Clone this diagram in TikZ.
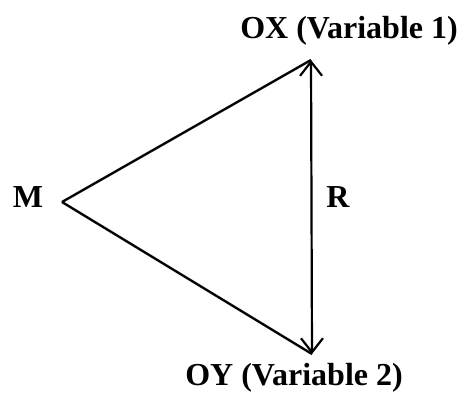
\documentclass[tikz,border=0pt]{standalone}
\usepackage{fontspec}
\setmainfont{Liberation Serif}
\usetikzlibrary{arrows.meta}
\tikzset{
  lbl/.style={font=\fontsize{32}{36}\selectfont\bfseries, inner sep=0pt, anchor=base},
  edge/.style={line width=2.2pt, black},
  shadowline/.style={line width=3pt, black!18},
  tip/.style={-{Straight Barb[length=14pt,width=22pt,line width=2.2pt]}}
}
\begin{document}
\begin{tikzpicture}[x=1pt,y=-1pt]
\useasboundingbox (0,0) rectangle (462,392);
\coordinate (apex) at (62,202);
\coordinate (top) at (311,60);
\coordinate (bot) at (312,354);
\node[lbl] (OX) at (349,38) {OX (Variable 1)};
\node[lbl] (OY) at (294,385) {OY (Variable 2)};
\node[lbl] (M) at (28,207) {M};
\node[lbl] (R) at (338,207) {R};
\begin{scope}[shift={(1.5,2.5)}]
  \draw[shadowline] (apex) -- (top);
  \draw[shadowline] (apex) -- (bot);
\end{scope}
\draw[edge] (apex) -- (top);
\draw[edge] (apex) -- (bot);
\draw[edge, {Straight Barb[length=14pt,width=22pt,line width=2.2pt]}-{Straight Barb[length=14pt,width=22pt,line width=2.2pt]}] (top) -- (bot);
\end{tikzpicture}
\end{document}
━━━━━━━━━━━━━━━━━━━━
| Stated task |
Set the pictures aside and transcribe the data above exactly.

| Expected answer |
Clone this diagram in TikZ.
\documentclass[tikz,border=0pt]{standalone}
\usepackage{fontspec}
\setmainfont{Liberation Serif}
\usetikzlibrary{arrows.meta}
\tikzset{
  lbl/.style={font=\fontsize{32}{36}\selectfont\bfseries, inner sep=0pt, anchor=base},
  edge/.style={line width=2.2pt, black},
  shadowline/.style={line width=3pt, black!18},
  tip/.style={-{Straight Barb[length=14pt,width=22pt,line width=2.2pt]}}
}
\begin{document}
\begin{tikzpicture}[x=1pt,y=-1pt]
\useasboundingbox (0,0) rectangle (462,392);
\coordinate (apex) at (62,202);
\coordinate (top) at (311,60);
\coordinate (bot) at (312,354);
\node[lbl] (OX) at (349,38) {OX (Variable 1)};
\node[lbl] (OY) at (294,385) {OY (Variable 2)};
\node[lbl] (M) at (28,207) {M};
\node[lbl] (R) at (338,207) {R};
\begin{scope}[shift={(1.5,2.5)}]
  \draw[shadowline] (apex) -- (top);
  \draw[shadowline] (apex) -- (bot);
\end{scope}
\draw[edge] (apex) -- (top);
\draw[edge] (apex) -- (bot);
\draw[edge, {Straight Barb[length=14pt,width=22pt,line width=2.2pt]}-{Straight Barb[length=14pt,width=22pt,line width=2.2pt]}] (top) -- (bot);
\end{tikzpicture}
\end{document}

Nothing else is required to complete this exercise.